**Instructions for the task:** Scan the data below and pick out the lines containing the word "Write".

**Data records:**
# # # # # # #
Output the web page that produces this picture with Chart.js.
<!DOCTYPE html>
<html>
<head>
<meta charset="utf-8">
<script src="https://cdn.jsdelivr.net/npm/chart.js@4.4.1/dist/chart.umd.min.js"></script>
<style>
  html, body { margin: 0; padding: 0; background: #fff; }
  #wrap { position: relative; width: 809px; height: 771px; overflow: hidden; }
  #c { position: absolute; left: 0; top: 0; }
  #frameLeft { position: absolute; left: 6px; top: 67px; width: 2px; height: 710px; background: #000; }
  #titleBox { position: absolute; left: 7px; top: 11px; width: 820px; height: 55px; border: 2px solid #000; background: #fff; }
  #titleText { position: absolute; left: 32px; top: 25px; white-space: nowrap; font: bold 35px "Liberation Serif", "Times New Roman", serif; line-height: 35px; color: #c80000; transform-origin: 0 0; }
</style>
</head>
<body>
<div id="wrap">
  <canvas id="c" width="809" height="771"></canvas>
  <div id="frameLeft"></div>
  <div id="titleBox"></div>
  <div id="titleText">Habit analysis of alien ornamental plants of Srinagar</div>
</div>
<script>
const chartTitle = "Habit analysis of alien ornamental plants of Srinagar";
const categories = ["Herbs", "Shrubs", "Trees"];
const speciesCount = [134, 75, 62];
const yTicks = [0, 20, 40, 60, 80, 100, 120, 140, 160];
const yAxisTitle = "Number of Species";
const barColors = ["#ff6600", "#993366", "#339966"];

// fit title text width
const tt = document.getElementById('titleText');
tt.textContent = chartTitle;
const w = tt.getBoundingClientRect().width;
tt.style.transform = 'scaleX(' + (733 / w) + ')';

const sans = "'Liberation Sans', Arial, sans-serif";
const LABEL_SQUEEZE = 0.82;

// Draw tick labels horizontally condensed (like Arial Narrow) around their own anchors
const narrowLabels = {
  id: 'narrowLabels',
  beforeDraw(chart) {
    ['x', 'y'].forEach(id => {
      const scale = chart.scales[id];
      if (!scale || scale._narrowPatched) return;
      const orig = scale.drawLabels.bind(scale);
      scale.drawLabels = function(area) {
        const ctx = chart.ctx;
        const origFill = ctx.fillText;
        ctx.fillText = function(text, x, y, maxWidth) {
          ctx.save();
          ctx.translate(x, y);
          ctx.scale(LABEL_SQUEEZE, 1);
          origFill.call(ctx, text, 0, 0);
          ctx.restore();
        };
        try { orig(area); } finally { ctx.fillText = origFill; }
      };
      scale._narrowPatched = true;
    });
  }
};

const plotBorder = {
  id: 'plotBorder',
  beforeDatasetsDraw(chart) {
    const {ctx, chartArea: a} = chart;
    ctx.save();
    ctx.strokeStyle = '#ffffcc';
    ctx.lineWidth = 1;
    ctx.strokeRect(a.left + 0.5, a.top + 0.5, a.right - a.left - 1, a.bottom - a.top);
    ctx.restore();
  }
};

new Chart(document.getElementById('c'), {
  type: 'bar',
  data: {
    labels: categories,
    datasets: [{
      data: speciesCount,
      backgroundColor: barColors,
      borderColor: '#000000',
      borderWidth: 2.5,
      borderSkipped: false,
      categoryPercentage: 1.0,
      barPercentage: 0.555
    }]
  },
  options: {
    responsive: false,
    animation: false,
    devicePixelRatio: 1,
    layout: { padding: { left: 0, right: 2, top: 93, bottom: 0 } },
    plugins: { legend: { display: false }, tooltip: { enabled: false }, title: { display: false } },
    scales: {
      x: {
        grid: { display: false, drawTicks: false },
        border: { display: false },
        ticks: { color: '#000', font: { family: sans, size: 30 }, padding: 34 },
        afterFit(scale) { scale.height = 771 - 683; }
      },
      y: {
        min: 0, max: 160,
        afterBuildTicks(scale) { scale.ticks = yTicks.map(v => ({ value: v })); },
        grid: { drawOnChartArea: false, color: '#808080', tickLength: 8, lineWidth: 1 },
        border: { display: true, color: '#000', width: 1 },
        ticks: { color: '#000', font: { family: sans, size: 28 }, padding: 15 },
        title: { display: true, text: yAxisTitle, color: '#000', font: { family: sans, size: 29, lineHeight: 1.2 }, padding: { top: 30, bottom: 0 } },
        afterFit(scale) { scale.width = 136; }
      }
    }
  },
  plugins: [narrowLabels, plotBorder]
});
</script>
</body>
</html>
# # # # # # #
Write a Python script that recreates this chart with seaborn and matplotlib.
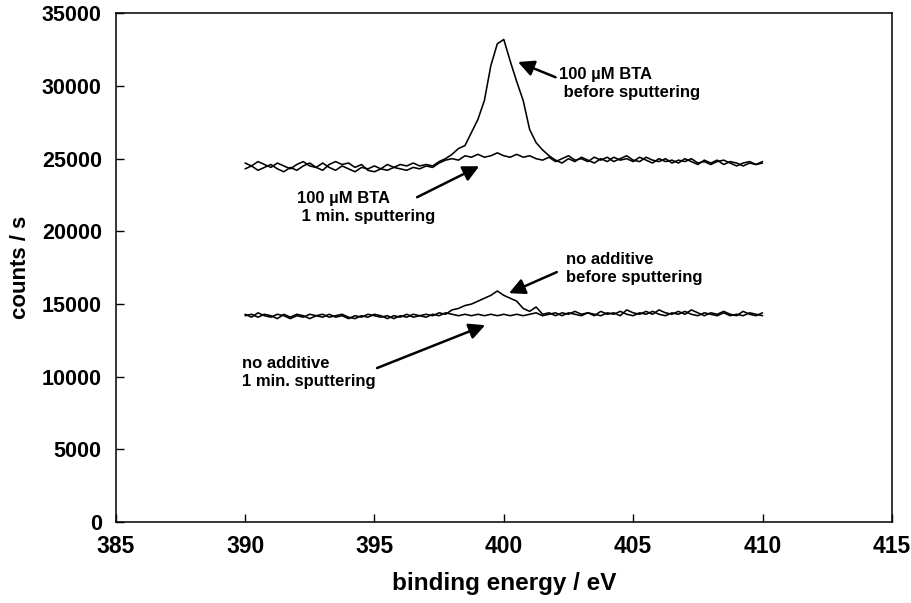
# # # # # # #
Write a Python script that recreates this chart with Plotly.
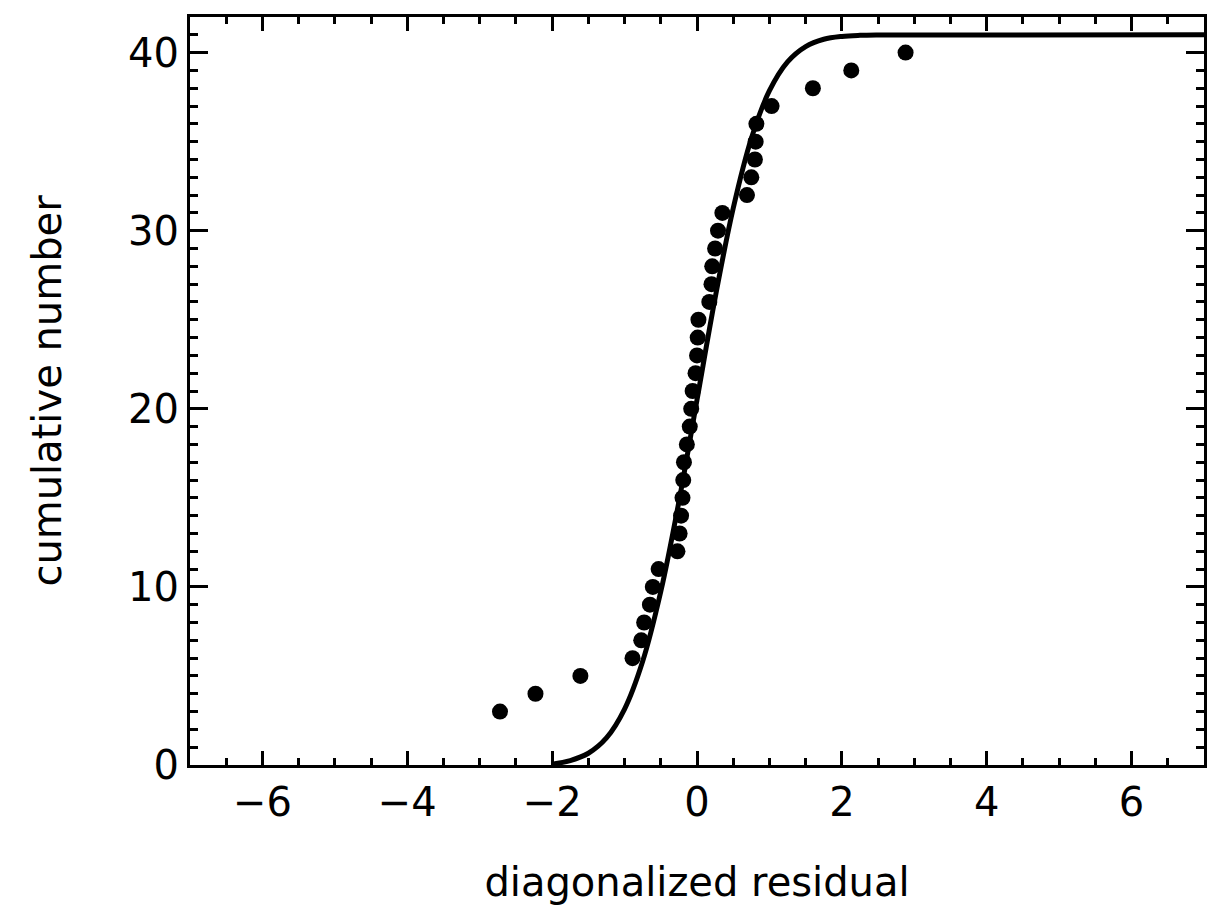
# # # # # # #
**Answer for the task:**
Write a Python script that recreates this chart with seaborn and matplotlib.
Write a Python script that recreates this chart with Plotly.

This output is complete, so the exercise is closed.